Le cap de la cinquantaine donne parfois aux entreprises un sacré bourdon. Le passage à 10, mais surtout à 50 salariés, entraîne en effet de nombreuses obligations (et frais) supplémentaires pour les dirigeants, comme l'obligation de créer un conseil d'entreprise (CE) par exemple. Les organisations patronales réclament à cor et à cri la suppression de ces seuils, dits "sociaux", depuis des années. Selon eux, les supprimer entraînerait, de fait, un boom des embauches. Et le gouvernement vient de leur dire "chiche", quitte à froisser les syndicats et le PS.

Le ministre du Travail François Rebsamen s'est en effet dit prêt mercredi à "suspendre ces seuils pendant trois ans". "Les organisations patronales affirment qu'ils constituent des freins à l'embauche. Je dis donc aux organisations syndicales que le meilleur moyen de faire tomber cet argument, c'est de tenter l'expérience", a expliqué le ministre mercredi. "Si cela crée de l'emploi, tant mieux, sinon, on remettra les seuils en vigueur et on n'entendra plus l'argument patronal", a poursuivi François Rebsamen, dans un entretien aux journaux du groupe Ebra.

Le Parti socialiste ne soutient "pas du tout" la proposition, a rétorqué dès jeudi son premier secrétaire, Jean-Christophe Cambadélis. "Nous avions pris position, en son temps, assez sévèrement contre ce dispositif porté par Nicolas Sarkozy. Je ne pense pas que dans le moment présent, il faille faire des expériences approximatives", a renchéri le numéro un du parti majoritaire. "Ce n'était pas la position du PS. Maintenant, le ministre est en responsabilité, il peut décider, mais nous avons dit lors de notre dernier bureau national que nous ne soutenions pas l'expérience. Je souhaiterais qu'elle ne se fasse pas". Même son de cloche du côté de plusieurs syndicats, la CGT qualifiant la mesure de "bêtise", la CFDT la jugeant "incongrue".

>> Pourtant, si ces seuils apportent de nombreux droits aux salariés, ils alourdissent un peu plus la bonne marche des entreprises.
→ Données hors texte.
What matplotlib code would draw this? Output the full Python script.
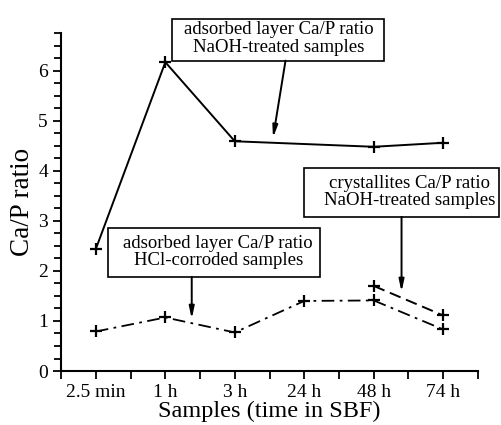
import numpy as np
import matplotlib.pyplot as plt
from matplotlib.patches import Rectangle
from matplotlib.ticker import MultipleLocator

plt.rcParams['font.family'] = ['Liberation Serif', 'DejaVu Serif']

samples = ["2.5 min", "1 h", "3 h", "24 h", "48 h", "74 h"]

# adsorbed layer, NaOH-treated (no measurement at 24 h)
naoh_idx = [0, 1, 2, 4, 5]
naoh_ads = [2.44, 6.17, 4.59, 4.48, 4.56]

# adsorbed layer, HCl-corroded
hcl_ads = [0.79, 1.07, 0.77, 1.40, 1.41, 0.83]

# crystallites, NaOH-treated
cryst_idx = [4, 5]
naoh_cryst = [1.70, 1.11]

x = np.arange(len(samples))

fig = plt.figure(figsize=(5.01, 4.25), dpi=100)
ax = fig.add_axes([0.122, 0.127, 0.832, 0.795])

mk = dict(marker='+', markersize=9, markeredgewidth=1.6, color='black')
ax.plot(naoh_idx, naoh_ads, linestyle='-', linewidth=1.4, **mk)
ax.plot(x, hcl_ads, linestyle=(0, (7, 3, 1.5, 3)), linewidth=1.3, **mk)
ax.plot(cryst_idx, naoh_cryst, linestyle=(0, (6, 3)), linewidth=1.4, **mk)

ax.set_xlim(-0.5, 5.5)
ax.set_ylim(0, 6.75)
ax.set_xticks(x)
ax.set_xticklabels(samples)
ax.xaxis.set_minor_locator(MultipleLocator(1, offset=0.5))
ax.yaxis.set_major_locator(MultipleLocator(1))
ax.yaxis.set_minor_locator(MultipleLocator(0.25))
ax.tick_params(which='both', direction='out', width=1.3, labelsize=14)
ax.tick_params(which='major', length=6)
ax.tick_params(which='minor', length=5)
ax.tick_params(axis='x', which='minor', length=6)
for s in ['top', 'right']:
    ax.spines[s].set_visible(False)
for s in ['left', 'bottom']:
    ax.spines[s].set_linewidth(1.5)

ax.set_ylabel("Ca/P ratio", fontsize=19.5, labelpad=2)
ax.set_xlabel("Samples (time in SBF)", fontsize=17.5, labelpad=0)

arrow = dict(arrowstyle='-|>,head_length=0.7,head_width=0.15', color='black',
             linewidth=1.4, shrinkA=0, shrinkB=0)


def label_box(text, x0, y0, x1, y1, tx, ty, start, tip):
    ax.add_patch(Rectangle((x0, y0), x1 - x0, y1 - y0, facecolor='white',
                           edgecolor='black', linewidth=1.2, clip_on=False, zorder=4))
    ax.text(tx, ty, text, ha='center', va='center', fontsize=13.5,
            linespacing=1.05, zorder=5, clip_on=False)
    ax.annotate("", xy=tip, xytext=start, arrowprops=arrow, zorder=5,
                annotation_clip=False)


label_box("adsorbed layer Ca/P ratio\nNaOH-treated samples",
          1.094, 6.20, 4.144, 7.04, 2.63, 6.64, (2.73, 6.20), (2.55, 4.66))
label_box("crystallites Ca/P ratio\nNaOH-treated samples",
          2.993, 3.08, 5.80, 4.06, 4.52, 3.58, (4.40, 3.08), (4.40, 1.58))
label_box("adsorbed layer Ca/P ratio\nHCl-corroded samples",
          0.173, 1.88, 3.223, 2.86, 1.76, 2.38, (1.38, 1.88), (1.38, 1.04))

fig.savefig("out.png", dpi=100)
Quelles sont les différentes obligations ? Au dessus de 10 salariés, une entreprise a l'obligation de nommer un délégué du personnel, qui dispose d'un certain droit de regard sur l'action des dirigeants pour se faire le porte-parole des salariés. Au dessus de 50, les choses se corsent. En 2008, le rapport Attali pour la libération de la croissance recensait 34 obligations liées au franchissement du seuil. Parmi elles : l'obligation de créer un Conseil d'entreprise (CE), un comité d'hygiène, de sécurité et des conditions de travail (CHSCT) avec formation de ses membres ou encore obligation de mettre en place un plan de sauvegarde de l'emploi (PSE) en cas de projet de licenciement économique collectif.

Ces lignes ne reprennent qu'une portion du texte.